Every January, Veganuary delivers a familiar pattern across foodservice.
Plant-based dishes multiply. New products appear. Menus stretch to accommodate curiosity, values and marketing momentum.
Then February arrives.
The real question for operators isn’t whether plant-based food still matters. It’s what actually earns its place on menus once the spike subsides.
Veganuary creates momentum, not habits
Veganuary is brilliant at driving trial. It gives operators permission to experiment and customers a reason to explore something new. But trial and long-term behaviour are not the same thing.
By February, purchasing decisions start to revert to commercial realities:
- repeat sales
- kitchen efficiency
- ingredient cost
- cross-menu versatility
That doesn’t mean plant-based food disappears. It means it gets edited.
What usually stays on menus
Post-January, the plant-based dishes that survive tend to share a few traits.
They are:
- flexible, working for vegan, vegetarian and flexitarian diners
- familiar, rather than overly niche or trend-led
- cost-controlled, with stable pricing and predictable yields
- operationally simple, fitting into existing kitchen workflows
In other words, the dishes that last are the ones that don’t rely on Veganuary to justify their presence.
The shift from vegan to flexitarian
One of the clearest post-Veganuary trends is a quiet move away from strictly vegan positioning towards plant-led flexibility.
Customers may not continue eating fully plant-based every day, but many are still choosing:
- dairy alternatives in certain dishes
- plant-based options alongside meat
- menus that allow easy swapping without compromise
For operators, this often means fewer “special” vegan dishes and more plant-based components that integrate seamlessly across the menu.
What operators really learn in January
Veganuary is less about transformation and more about insight.
January shows:
- which dishes genuinely appeal beyond novelty
- where customers are willing to trade up or not
- how plant-based products perform under real service pressure
By February, menus get tighter.
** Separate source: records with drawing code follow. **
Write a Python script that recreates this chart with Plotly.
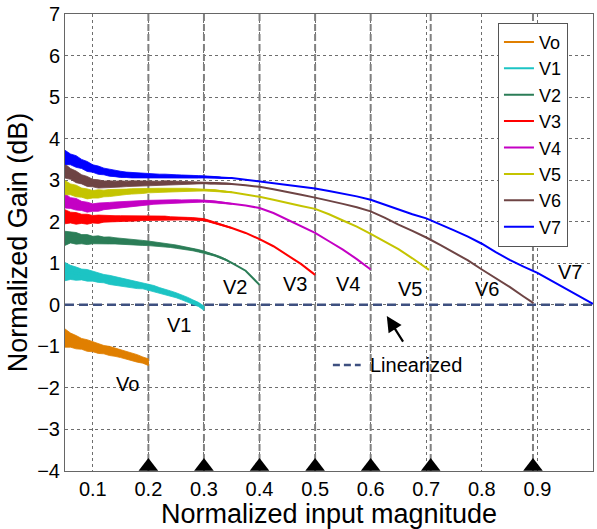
import plotly.graph_objects as go

# ---------------- data ----------------
X_N = [0.05, 0.06, 0.07, 0.08, 0.09, 0.10, 0.11, 0.12, 0.13, 0.14, 0.15, 0.16, 0.17,
       0.18, 0.19, 0.20, 0.21, 0.22, 0.23, 0.24, 0.25, 0.26, 0.27, 0.28, 0.29, 0.30,
       0.31, 0.32, 0.33, 0.34, 0.35]
X_S = [0.375, 0.40, 0.425, 0.45, 0.475, 0.50, 0.525, 0.55, 0.575, 0.60, 0.625, 0.65,
       0.675, 0.70, 0.725, 0.75, 0.775, 0.80, 0.825, 0.85, 0.875, 0.90, 0.925, 0.95,
       0.975, 1.0]

# mean gain curves (dB)
VO = [-0.80, -0.85, -0.90, -0.94, -0.98, -1.01, -1.05, -1.08, -1.11, -1.14, -1.17,
      -1.21, -1.25, -1.29, -1.33, -1.38]
V1 = [0.80, 0.78, 0.75, 0.73, 0.71, 0.69, 0.66, 0.63, 0.60, 0.58, 0.55, 0.53, 0.50,
      0.48, 0.46, 0.43, 0.39, 0.35, 0.31, 0.27, 0.23, 0.18, 0.13, 0.07, 0.01, -0.08]
V2 = [1.60, 1.62, 1.60, 1.58, 1.57, 1.56, 1.56, 1.55, 1.55, 1.54, 1.53, 1.52, 1.51,
      1.50, 1.49, 1.48, 1.47, 1.45, 1.44, 1.42, 1.40, 1.38, 1.35, 1.33, 1.30, 1.27,
      1.23, 1.19, 1.14, 1.08, 1.01,
      0.82, 0.48]
V3 = [2.12, 2.10, 2.08, 2.07, 2.06, 2.06, 2.06, 2.07, 2.07, 2.07, 2.07, 2.08, 2.08,
      2.08, 2.09, 2.09, 2.09, 2.09, 2.09, 2.08, 2.08, 2.08, 2.07, 2.07, 2.06, 2.05,
      2.01, 1.97, 1.93, 1.89, 1.85,
      1.73, 1.58, 1.41, 1.20, 0.98, 0.72]
V4 = [2.50, 2.45, 2.42, 2.38, 2.35, 2.34, 2.35, 2.37, 2.38, 2.40, 2.41, 2.42, 2.43,
      2.44, 2.45, 2.46, 2.47, 2.48, 2.48, 2.49, 2.49, 2.49, 2.50, 2.50, 2.50, 2.50,
      2.49, 2.48, 2.46, 2.45, 2.43,
      2.39, 2.33, 2.21, 2.05, 1.90, 1.73, 1.53, 1.33, 1.10, 0.85]
V5 = [2.82, 2.78, 2.74, 2.70, 2.67, 2.66, 2.67, 2.68, 2.69, 2.70, 2.71, 2.72, 2.73,
      2.74, 2.74, 2.75, 2.75, 2.76, 2.76, 2.76, 2.76, 2.77, 2.77, 2.77, 2.77, 2.77,
      2.76, 2.75, 2.73, 2.72, 2.71,
      2.66, 2.60, 2.53, 2.45, 2.38, 2.31, 2.18, 2.03, 1.88, 1.71, 1.52, 1.34, 1.12,
      0.84]
V6 = [3.22, 3.15, 3.08, 3.02, 2.97, 2.93, 2.91, 2.90, 2.90, 2.90, 2.91, 2.91, 2.92,
      2.92, 2.93, 2.93, 2.93, 2.93, 2.94, 2.94, 2.94, 2.94, 2.94, 2.94, 2.94, 2.94,
      2.93, 2.93, 2.92, 2.92, 2.91,
      2.88, 2.84, 2.78, 2.72, 2.65, 2.58, 2.51, 2.43, 2.35, 2.25, 2.10, 1.93, 1.78,
      1.62, 1.44, 1.26, 1.07, 0.85, 0.65, 0.43, 0.20, 0.04]
V7 = [3.55, 3.50, 3.45, 3.39, 3.33, 3.28, 3.24, 3.21, 3.18, 3.16, 3.14, 3.13, 3.12,
      3.11, 3.11, 3.10, 3.10, 3.10, 3.10, 3.09, 3.09, 3.09, 3.09, 3.08, 3.08, 3.08,
      3.07, 3.07, 3.06, 3.06, 3.05,
      3.01, 2.97, 2.93, 2.89, 2.85, 2.80, 2.74, 2.68, 2.61, 2.53, 2.41, 2.29, 2.18,
      2.08, 1.94, 1.79, 1.64, 1.47, 1.27, 1.08, 0.92, 0.77, 0.58, 0.40, 0.21, 0.02]

HW_LOW = [0.22, 0.17, 0.16, 0.13, 0.14, 0.12, 0.12, 0.10, 0.11, 0.10, 0.10, 0.085,
          0.09, 0.09, 0.075, 0.08, 0.075, 0.065, 0.07, 0.065, 0.06, 0.06, 0.055, 0.05,
          0.05, 0.05]
HW_HIGH = [0.17, 0.13, 0.14, 0.11, 0.12, 0.09, 0.10, 0.08, 0.085, 0.075, 0.075, 0.065,
           0.065, 0.06, 0.06, 0.055, 0.05, 0.045, 0.045, 0.04, 0.04, 0.035, 0.035,
           0.03, 0.03, 0.025, 0.025, 0.02, 0.02, 0.015, 0.01]

X_VO = X_N[:16]
X_V1 = X_N[:26]
X_V2 = X_N + X_S[:2]
X_V3 = X_N + X_S[:6]
X_V4 = X_N + X_S[:10]
X_V5 = X_N + X_S[:13] + [0.705]
X_V6 = X_N + X_S[:21] + [0.893]
X_V7 = X_N + X_S

NAMES = ["Vo", "V1", "V2", "V3", "V4", "V5", "V6", "V7"]
XS = [X_VO, X_V1, X_V2, X_V3, X_V4, X_V5, X_V6, X_V7]
YS = [VO, V1, V2, V3, V4, V5, V6, V7]
HWS = [HW_LOW, HW_LOW, HW_HIGH, HW_HIGH, HW_HIGH, HW_HIGH, HW_HIGH, HW_HIGH]
COLORS = ["#E07F00", "#1CC4C4", "#2B7D57", "#FF0000", "#C400C4", "#C4C400",
          "#6E4444", "#0000FF"]

# marker positions (x) on the axis and curve labels
MARK_X = [0.2, 0.3, 0.4, 0.5, 0.6, 0.708, 0.892]
LABEL_X = [0.163, 0.256, 0.355, 0.463, 0.56, 0.67, 0.81, 0.959]
LABEL_Y = [-1.90, -0.48, 0.43, 0.51, 0.51, 0.39, 0.39, 0.80]

XTICKS = [0.1, 0.2, 0.3, 0.4, 0.5, 0.6, 0.7, 0.8, 0.9, 1.0]
XTICKTEXT = ["0.1", "0.2", "0.3", "0.4", "0.5", "0.6", "0.7", "0.8", "0.9", "1"]
YTICKS = [-4, -3, -2, -1, 0, 1, 2, 3, 4, 5, 6, 7]

XMIN, XMAX = 0.05, 1.0
YMIN, YMAX = -4, 7

FONT = "Arial, Liberation Sans, sans-serif"

fig = go.Figure()

# vertical dashed marker lines
for mx in MARK_X:
    fig.add_trace(go.Scatter(x=[mx, mx], y=[YMIN, YMAX], mode="lines",
                             line=dict(color="#808080", width=2, dash="7px,3px"),
                             showlegend=False, hoverinfo="skip"))

# linearized line
fig.add_trace(go.Scatter(x=[XMIN, XMAX], y=[0, 0], mode="lines",
                         line=dict(color="#3E5080", width=2.5, dash="9px,5px"),
                         showlegend=False, hoverinfo="skip"))

# noise bands + gain curves
for name, xs, ys, hw, c in zip(NAMES, XS, YS, HWS, COLORS):
    n = min(len(hw), len(xs))
    bx = xs[:n] + xs[:n][::-1]
    by = [ys[i] + hw[i] for i in range(n)] + [ys[i] - hw[i] for i in range(n)][::-1]
    fig.add_trace(go.Scatter(x=bx, y=by, mode="lines", fill="toself", fillcolor=c,
                             line=dict(width=0.8, color=c), showlegend=False,
                             hoverinfo="skip"))
    fig.add_trace(go.Scatter(x=xs, y=ys, mode="lines", name=name,
                             line=dict(color=c, width=2)))

# triangles on the x axis
fig.add_trace(go.Scatter(x=MARK_X, y=[YMIN + 0.11] * len(MARK_X), mode="markers",
                         marker=dict(symbol="triangle-up", size=17, color="black"),
                         showlegend=False, hoverinfo="skip", cliponaxis=False))

# "Linearized" key inside plot
fig.add_trace(go.Scatter(x=[0.532, 0.582], y=[-1.45, -1.45], mode="lines",
                         line=dict(color="#3E5080", width=2.5, dash="7px,4px"),
                         showlegend=False, hoverinfo="skip"))
fig.add_annotation(x=0.596, y=-1.45, text="Linearized", showarrow=False,
                   xanchor="left", yanchor="middle",
                   font=dict(family=FONT, size=20, color="black"))

# arrow
fig.add_annotation(x=0.629, y=-0.27, ax=0.660, ay=-0.92, axref="x", ayref="y",
                   xref="x", yref="y", text="", showarrow=True,
                   arrowhead=2, arrowsize=1.4, arrowwidth=2.2, arrowcolor="black")

# curve labels
for name, lx, ly in zip(NAMES, LABEL_X, LABEL_Y):
    fig.add_annotation(x=lx, y=ly, text=name, showarrow=False,
                       font=dict(family=FONT, size=20, color="black"))

axis_common = dict(showgrid=True, gridcolor="#6e6e6e", griddash="dot", gridwidth=1,
                   zeroline=False, showline=True, linecolor="#666666", linewidth=1,
                   mirror=True, ticks="",
                   tickfont=dict(family=FONT, size=20, color="black"))

fig.update_layout(
    width=597, height=529,
    margin=dict(l=65, r=4, t=14, b=58),
    paper_bgcolor="white", plot_bgcolor="white",
    font=dict(family=FONT, color="black"),
    xaxis=dict(range=[XMIN, XMAX], tickvals=XTICKS, ticktext=XTICKTEXT,
               title=dict(text="Normalized input magnitude",
                          font=dict(family=FONT, size=27), standoff=0),
               **axis_common),
    yaxis=dict(range=[YMIN, YMAX], tickvals=YTICKS,
               title=dict(text="Normalized Gain (dB)",
                          font=dict(family=FONT, size=27), standoff=1),
               **axis_common),
    legend=dict(x=0.82, y=0.981, xanchor="left", yanchor="top",
                bgcolor="white", bordercolor="#555555", borderwidth=1,
                font=dict(family=FONT, size=18, color="black"),
                itemwidth=30, tracegroupgap=0),
)

fig.write_html("out.html")
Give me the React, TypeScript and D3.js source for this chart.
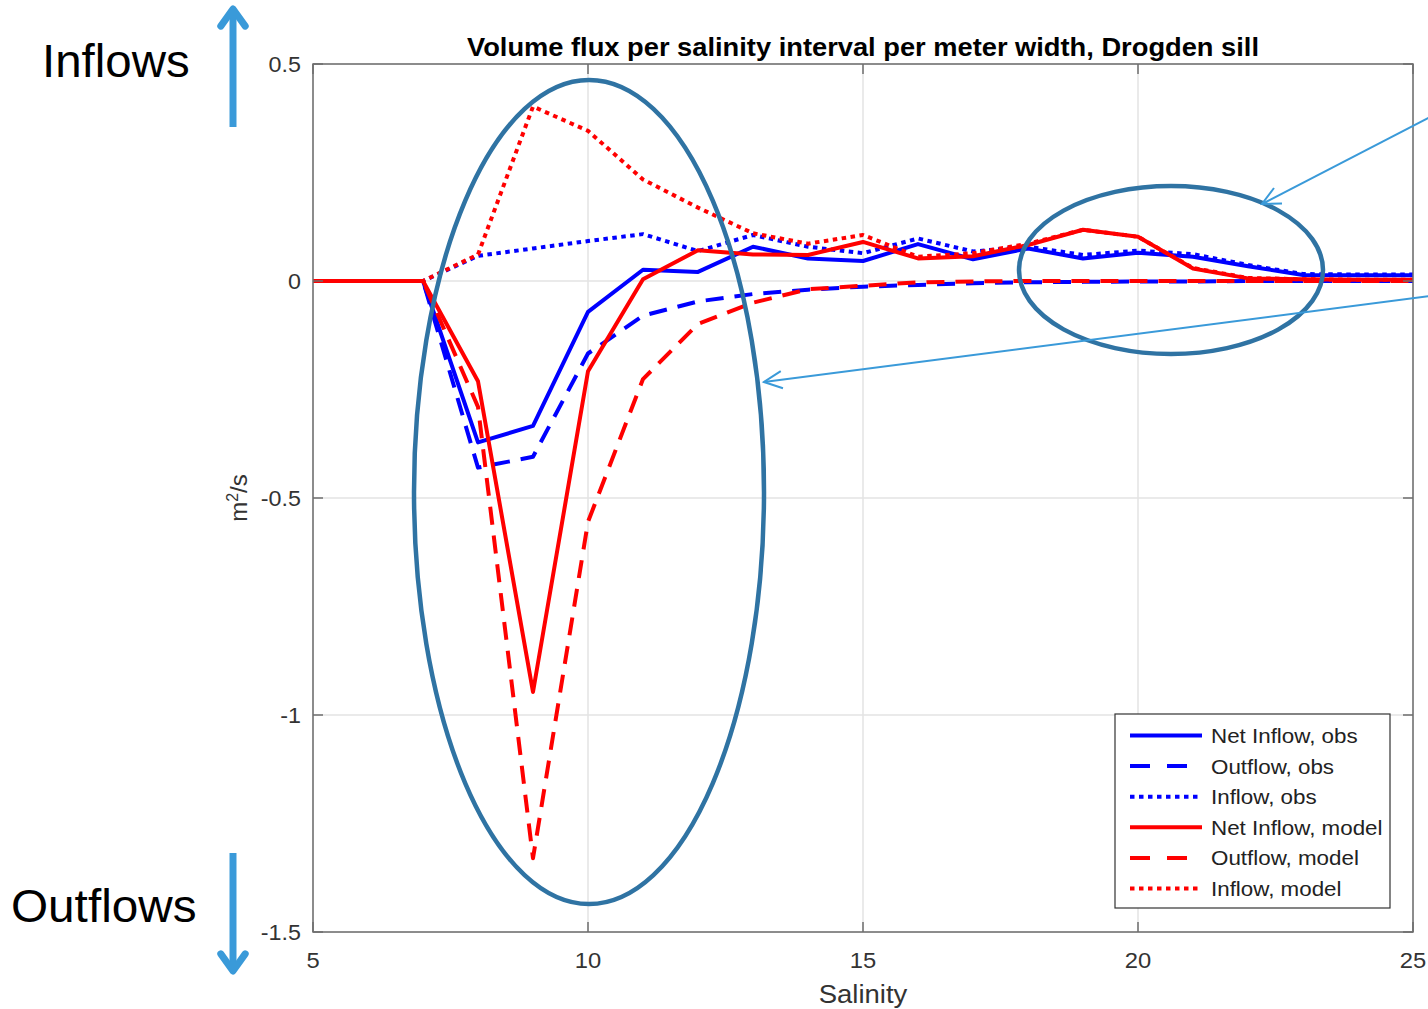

The learning remains.
February is where plant-based gets practical
If January is about possibility, February is about practicality.
Plant-based food doesn’t vanish, but it does become more selective, more strategic and more commercially grounded. The focus shifts from making a statement to making sense.
For suppliers and operators alike, this is where plant-based stops being seasonal marketing and starts being part of everyday menu thinking.